Tag: Securities

  • Japan’s Largest Scam: Chinese Duo Used Hijacked Accounts to Manipulate Stock Prices

    The investigation in Japan has detained two Chinese nationals suspected of orchestrating the largest known market-manipulation scheme involving hijacked brokerage accounts. The men are accused of violating the law prohibiting unauthorized access and of orchestrating securities-price manipulation: according to investigators, they seized control of ten retail investors’ accounts and used them to aggressively inflate the stock price of a company listed on the Tokyo Stock Exchange Standard.

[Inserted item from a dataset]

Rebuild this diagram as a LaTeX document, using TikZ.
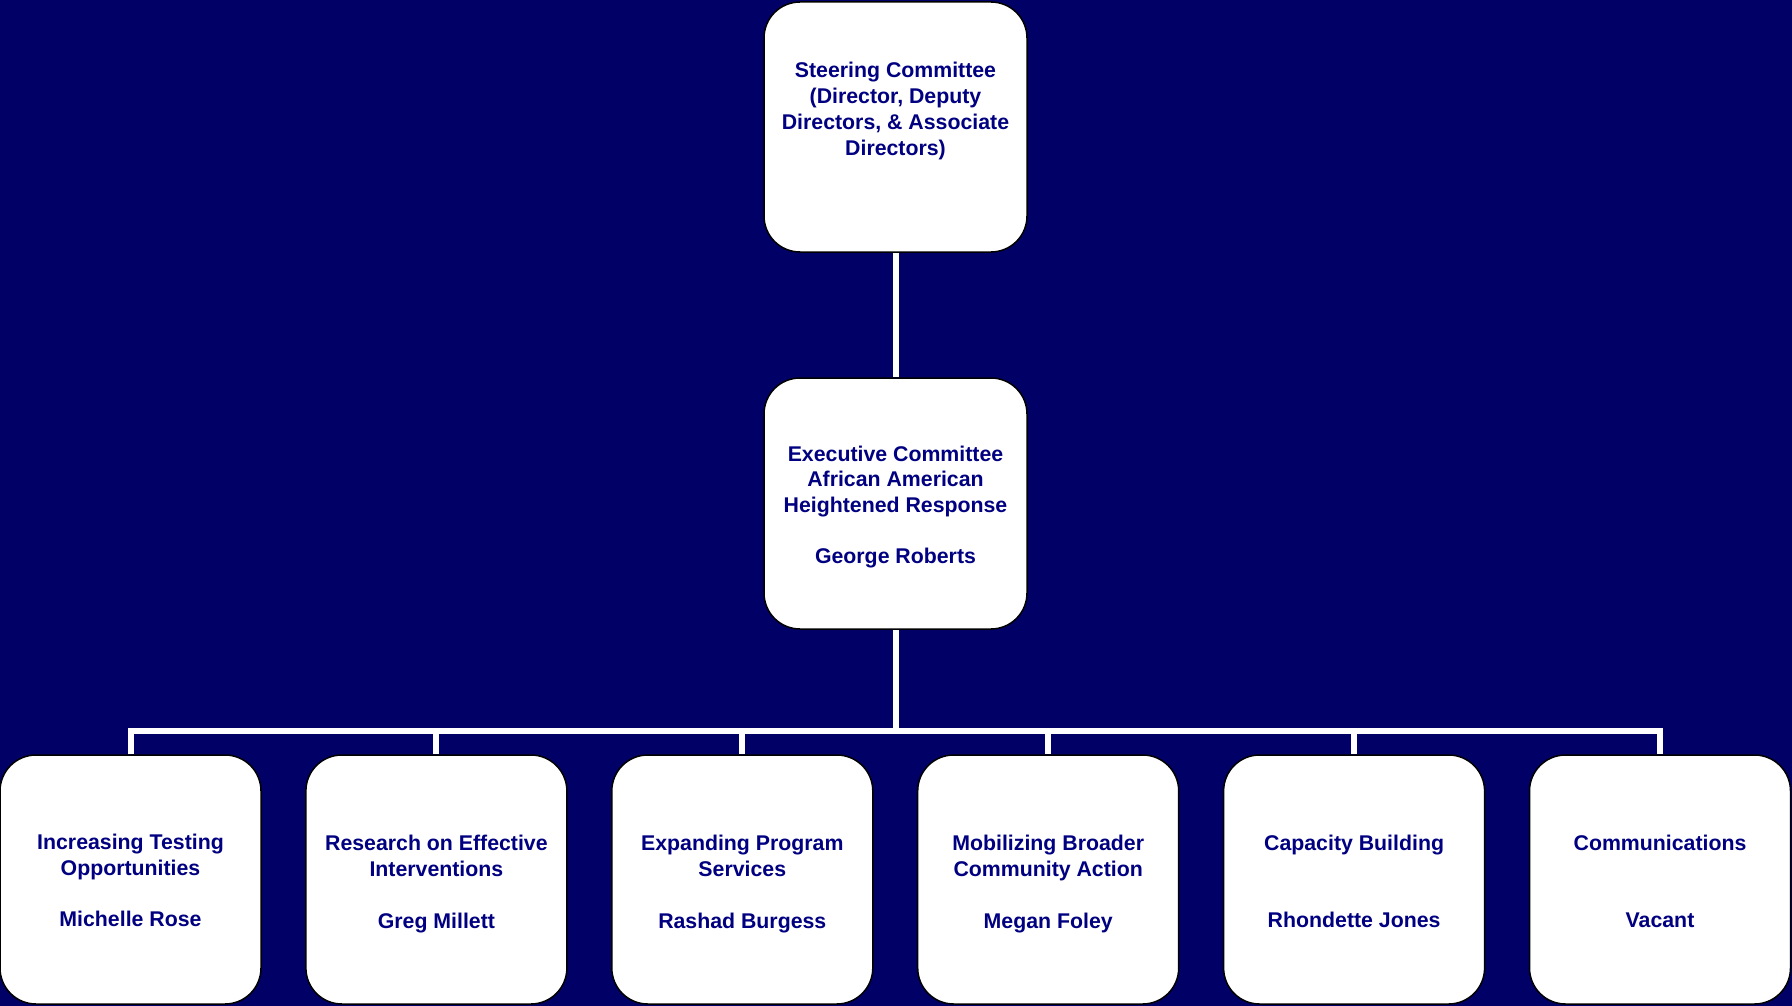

    The probe by police and financial regulators began after a broker’s trade logs revealed signs of anomalous, seemingly illogical trading activity. By tracing the IP addresses used to access the compromised accounts, investigators discovered that the logins originated from household devices and networks unconnected to the suspects — leading police to conclude that the perpetrators relied on pre-compromised or proxy devices to mask their tracks. Meanwhile, the Securities and Exchange Surveillance Commission identified dozens of accounts that appeared to have sold shares at artificially elevated prices and passed this intelligence to the police. Interrogations and searches eventually led investigators to the account of a precious-metals import–export firm through which critical transactions had been routed.

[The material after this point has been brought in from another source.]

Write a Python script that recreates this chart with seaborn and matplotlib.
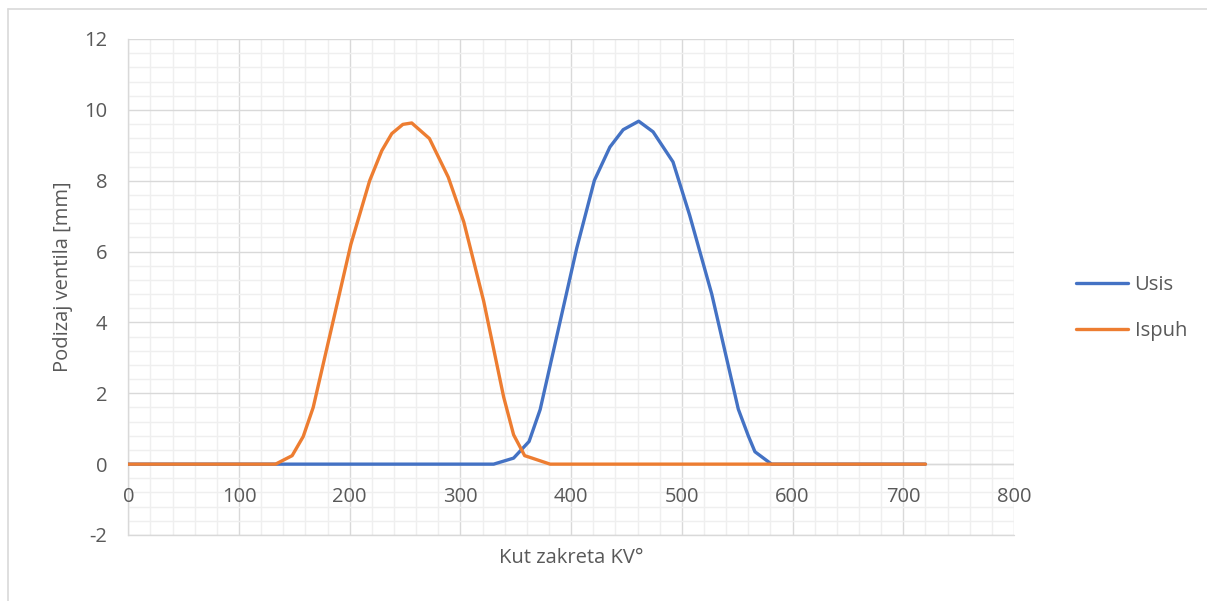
import pandas as pd
import numpy as np
import seaborn as sns
import matplotlib.pyplot as plt
from matplotlib.ticker import MultipleLocator
from matplotlib.lines import Line2D

# Usis (intake) valve lift read from the chart
usis_kut = [0, 330, 348, 362, 372, 405, 421, 435, 447, 461, 474, 492, 507, 527, 551, 560, 566, 581, 720]
usis_podizaj = [0, 0, 0.17, 0.64, 1.54, 6.09, 8.01, 8.95, 9.44, 9.68, 9.38, 8.53, 7.03, 4.8, 1.55, 0.8, 0.35, 0, 0]

# Ispuh (exhaust) valve lift
ispuh_kut = [0, 133, 148, 158, 167, 201, 218, 229, 238, 248, 256, 272, 289, 303, 321, 339, 348, 358, 381, 720]
ispuh_podizaj = [0, 0, 0.24, 0.78, 1.6, 6.2, 8.0, 8.85, 9.33, 9.59, 9.63, 9.19, 8.1, 6.84, 4.6, 1.9, 0.83, 0.24, 0, 0]

df = pd.concat([
    pd.DataFrame({'kut': usis_kut, 'podizaj': usis_podizaj, 'ventil': 'Usis'}),
    pd.DataFrame({'kut': ispuh_kut, 'podizaj': ispuh_podizaj, 'ventil': 'Ispuh'}),
])

sns.set_theme(style="white")
plt.rcParams['font.family'] = ['Open Sans', 'DejaVu Sans']
plt.rcParams['axes.unicode_minus'] = False
txt = '#595959'
grid_major = '#D9D9D9'
grid_minor = '#EFEFEF'
fs = 14.5

fig = plt.figure(figsize=(12.07, 6.01), dpi=100)
ax = fig.add_axes([128.3 / 1207, 66 / 601, (1014 - 128.3) / 1207, (535 - 39) / 601])

sns.lineplot(data=df, x='kut', y='podizaj', hue='ventil', sort=False, estimator=None,
             palette={'Usis': '#4472C4', 'Ispuh': '#ED7D31'}, linewidth=2.4, ax=ax,
             legend=False, zorder=5)

ax.set_xlim(0, 800)
ax.set_ylim(-2, 12)
ax.xaxis.set_major_locator(MultipleLocator(100))
ax.xaxis.set_minor_locator(MultipleLocator(20))
ax.yaxis.set_major_locator(MultipleLocator(2))
ax.yaxis.set_minor_locator(MultipleLocator(0.4))
ax.grid(which='minor', color=grid_minor, linewidth=1.0, zorder=0)
ax.grid(which='major', color=grid_major, linewidth=1.0, zorder=1)
ax.set_axisbelow(True)

for s in ['top', 'right', 'bottom']:
    ax.spines[s].set_visible(False)
ax.spines['left'].set_color(grid_major)
ax.spines['left'].set_linewidth(1.0)
# horizontal axis crosses at 0
ax.axhline(0, color=grid_major, linewidth=1.0, zorder=2)
ax.axhline(-2, color=grid_major, linewidth=1.0, zorder=2, clip_on=False)

ax.tick_params(axis='y', which='major', length=5, color=grid_major, pad=10,
               labelsize=fs, labelcolor=txt)
ax.tick_params(axis='x', which='major', length=0, pad=0, labelsize=fs, labelcolor=txt)
ax.tick_params(which='minor', length=0)
ax.set_xticks(np.arange(0, 801, 100))
ax.set_xticklabels([])
for v in range(0, 801, 100):
    ax.text(v, -0.92, str(v), ha='center', va='center', fontsize=fs, color=txt)

ax.set_xlabel('Kut zakreta KV°', fontsize=fs, color=txt)
ax.xaxis.set_label_coords(0.5, -0.046)
ax.xaxis.label.set_va('center')
ax.set_ylabel('Podizaj ventila [mm]', fontsize=fs, color=txt)
ax.yaxis.label.set_va('center')
ax.yaxis.set_label_coords(-(128.3 - 63) / (1014 - 128.3), 0.52)

handles = [Line2D([], [], color='#4472C4', linewidth=2.4),
           Line2D([], [], color='#ED7D31', linewidth=2.4)]
fig.legend(handles, ['Usis', 'Ispuh'], loc='center left', bbox_to_anchor=(1058 / 1207, 1 - 308 / 601),
           frameon=False, fontsize=fs, labelcolor=txt, handlelength=2.6,
           handletextpad=0.3, labelspacing=1.25)

# outer chart border
fig.add_artist(Line2D([8 / 1207, 1], [1 - 9 / 601, 1 - 9 / 601], color=grid_major, linewidth=1.2))
fig.add_artist(Line2D([8 / 1207, 8 / 1207], [0, 1 - 9 / 601], color=grid_major, linewidth=1.2))

fig.savefig('out.png', dpi=100)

    According to the prosecution’s version of events, preparations began in early March: the attackers obtained victims’ usernames and passwords — likely through phishing — and quietly liquidated their portfolios. They then deposited 30 million yen (~$192,800) into one of the hijacked accounts to bolster the scale of the forthcoming buy orders, and through L&H, a company owned by one of the suspects, generated artificial demand for the stock. On 17 March, they issued a large market order from the corporate account, followed by a series of trades designed to sustain upward pressure, while nine compromised accounts simultaneously purchased the same shares at inflated prices. Authorities classify such synchronized activity as matched orders, a classic tactic for price manipulation. The entire operation lasted roughly two hours.

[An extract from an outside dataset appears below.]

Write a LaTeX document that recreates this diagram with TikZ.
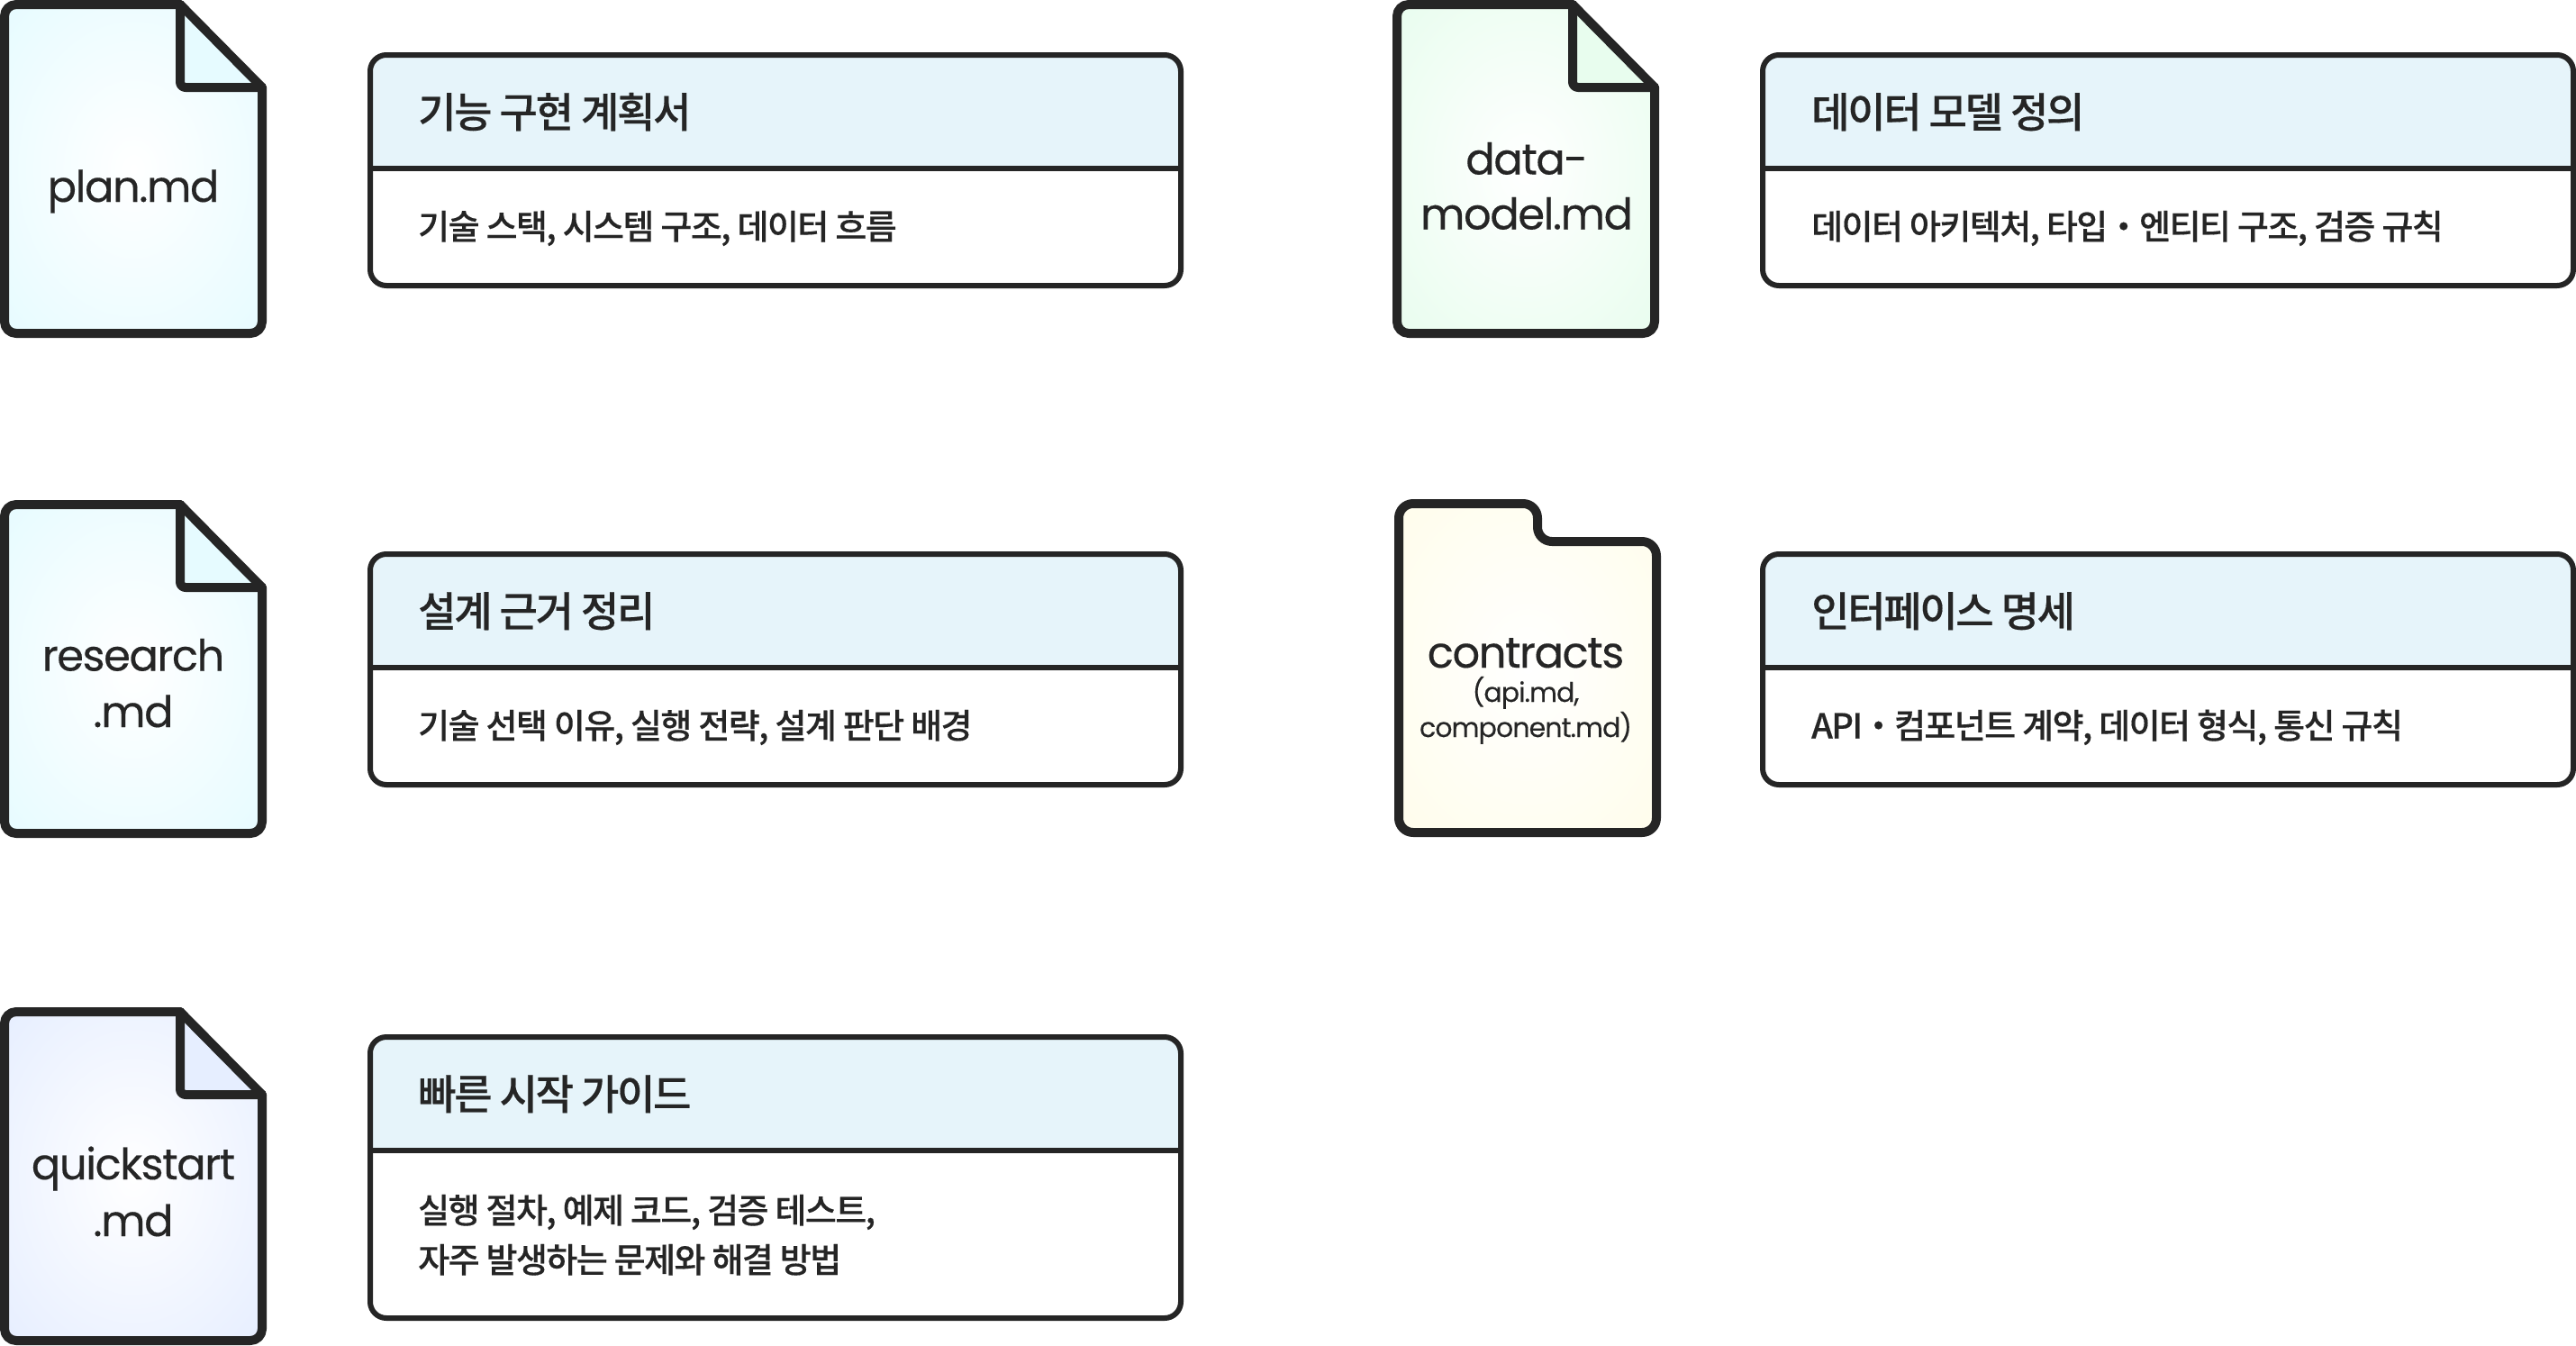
\documentclass[tikz,border=0pt]{standalone}
\usepackage{fontspec}
\setmainfont{Poppins}[LetterSpace=-3,FakeBold=0.25]
\newfontfamily\krh{Noto Sans CJK KR Medium}[LetterSpace=-5,FakeBold=0.3]
\newfontfamily\krb{Noto Sans CJK KR Medium}[LetterSpace=-4.1,FakeBold=0.3]
\definecolor{ink}{HTML}{252525}
\definecolor{headfill}{HTML}{E6F4FA}
\definecolor{cplan}{HTML}{E6FBFF}
\definecolor{cdata}{HTML}{E8FDEE}
\definecolor{ccontr}{HTML}{FFFDEB}
\definecolor{cquick}{HTML}{E6EEFF}
\pgfdeclareradialshading{radplan}{\pgfpoint{0bp}{0bp}}{color(0bp)=(white); color(36bp)=(cplan); color(50bp)=(cplan)}
\pgfdeclareradialshading{raddata}{\pgfpoint{0bp}{0bp}}{color(0bp)=(white); color(36bp)=(cdata); color(50bp)=(cdata)}
\pgfdeclareradialshading{radcontr}{\pgfpoint{0bp}{0bp}}{color(0bp)=(white); color(36bp)=(ccontr); color(50bp)=(ccontr)}
\pgfdeclareradialshading{radquick}{\pgfpoint{0bp}{0bp}}{color(0bp)=(white); color(36bp)=(cquick); color(50bp)=(cquick)}
\tikzset{
  x=1pt,y=-1pt,
  filetext/.style={anchor=base,inner sep=0pt,text=ink,font=\fontsize{48}{62}\selectfont},
  smalltext/.style={anchor=base,inner sep=0pt,text=ink,font=\fontsize{30}{38}\selectfont},
  headtext/.style={anchor=base west,inner sep=0pt,text=ink,font=\krh\fontsize{46}{46}\selectfont},
  bodytext/.style={anchor=base west,inner sep=0pt,text=ink,font=\krb\fontsize{38}{38}\selectfont},
  outline/.style={draw=ink,line width=10pt,line join=round,line cap=round},
  cardline/.style={draw=ink,line width=6pt},
}
% #1 x shift, #2 y shift, #3 shading, #4 colour
\newcommand{\docfile}[4]{%
  \begin{scope}[shift={(#1,#2)}]
    \shade[shading=#3,rounded corners=13pt] (5,5) -- (200,5) -- (291,97) -- (291,370) -- (5,370) -- cycle;
    \fill[#4] (200,5) -- (291,97) -- (200,97) -- cycle;
    \draw[outline,rounded corners=13pt] (200,5) -- (5,5) -- (5,370) -- (291,370) -- (291,97);
    \draw[outline,rounded corners=3pt] (200,5) -- (291,97);
    \draw[outline,rounded corners=6pt] (200,5) -- (200,97) -- (291,97);
  \end{scope}}
% #1 x, #2 top, #3 divider, #4 bottom
\newcommand{\infocard}[4]{%
  \begin{scope}
    \fill[white,rounded corners=18pt] (#1,#2) rectangle (#1+900,#4);
    \begin{scope}
      \clip[rounded corners=18pt] (#1,#2) rectangle (#1+900,#4);
      \fill[headfill] (#1,#2) rectangle (#1+900,#3);
    \end{scope}
    \draw[cardline] (#1,#3) -- (#1+900,#3);
    \draw[cardline,rounded corners=18pt] (#1,#2) rectangle (#1+900,#4);
  \end{scope}}
\begin{document}
\begin{tikzpicture}
\useasboundingbox (0,0) rectangle (2860,1494);
\fill[white] (0,0) rectangle (2860,1494);
\docfile{0}{0}{radplan}{cplan}
\docfile{0}{555}{radplan}{cplan}
\docfile{0}{1118}{radquick}{cquick}
\docfile{1546}{0}{raddata}{cdata}
% contracts folder
\shade[shading=radcontr,rounded corners=16pt] (1553,559) -- (1707,559) -- (1707,601) -- (1839,601) -- (1839,924) -- (1553,924) -- cycle;
\draw[outline,rounded corners=16pt] (1553,559) -- (1707,559) -- (1707,601) -- (1839,601) -- (1839,924) -- (1553,924) -- cycle;
\infocard{411}{61}{186.5}{317}
\infocard{411}{615}{741}{871}
\infocard{411}{1151}{1277}{1463}
\infocard{1957}{61}{186.5}{317}
\infocard{1957}{615}{741}{871}
\node[filetext] (fplan) at (148,224) {plan.md};
\node[filetext] (fres1) at (148,744.5) {research};
\node[filetext] (fres2) at (148,807) {.md};
\node[filetext] (fqs1) at (148,1309) {quickstart};
\node[filetext] (fqs2) at (148,1372) {.md};
\node[filetext] (fdm1) at (1695,193.5) {data-};
\node[filetext] (fdm2) at (1695,254.5) {model.md};
\node[filetext] (fc1) at (1694,741) {contracts};
\node[smalltext] (fc2) at (1694,779) {(api.md,};
\node[smalltext] (fc3) at (1694,818) {component.md)};
\node[headtext] (h1) at (464,141.5) {기능 구현 계획서};
\node[bodytext] (b1) at (464,265.5) {기술 스택, 시스템 구조, 데이터 흐름};
\node[headtext] (h2) at (464,695.5) {설계 근거 정리};
\node[bodytext] (b2) at (464,819.5) {기술 선택 이유, 실행 전략, 설계 판단 배경};
\node[headtext] (h3) at (464,1231.5) {빠른 시작 가이드};
\node[bodytext] (b3a) at (464,1357.5) {실행 절차, 예제 코드, 검증 테스트,};
\node[bodytext] (b3b) at (464,1412.5) {자주 발생하는 문제와 해결 방법};
\node[headtext] (h4) at (2011,141.5) {데이터 모델 정의};
\node[bodytext] (b4) at (2011,265.5) {데이터 아키텍처, 타입・엔티티 구조, 검증 규칙};
\node[headtext] (h5) at (2011,695.5) {인터페이스 명세};
\node[bodytext] (b5) at (2011,819.5) {API・컴포넌트 계약, 데이터 형식, 통신 규칙};
\end{tikzpicture}
\end{document}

    Shares of the illiquid company chosen for the scheme surged from 84 yen (~$0.50) to 110 yen (~$0.70) in a single day — enabling the perpetrators to unload 700,000 pre-acquired shares for a profit of about 8.6 million yen (~$55,300). The victims, by contrast, suffered combined losses of roughly 11 million yen (~$70,700), while total manipulated trading volume exceeded 2.6 million shares. Police note that between December 2024 and October 2025, they received over 3,500 reports of brokerage-account compromises, and several victims confirmed they had indeed fallen prey to phishing attempts.

    Investigators are also examining whether the operation forms part of a broader network: in addition to the identified case, traces of similar suspicious trades appear across transactions involving more than a hundred other companies. The suspect entrepreneur’s accounts also received unusually large transfers from other financial institutions during the same period. Parallel inquiries are analyzing transactional histories of potentially related accounts and reviewing electronic devices seized from the suspects.

    The name of the company whose shares were manipulated in March has not been disclosed, though market observers have pointed to securities that exhibited an unusually sharp spike in volume on the relevant day — followed by repeated bursts of liquidity in subsequent sessions. On social media, users openly speculate that at least some of these anomalies may be tied to the same fraud group, though no official confirmation has yet been issued.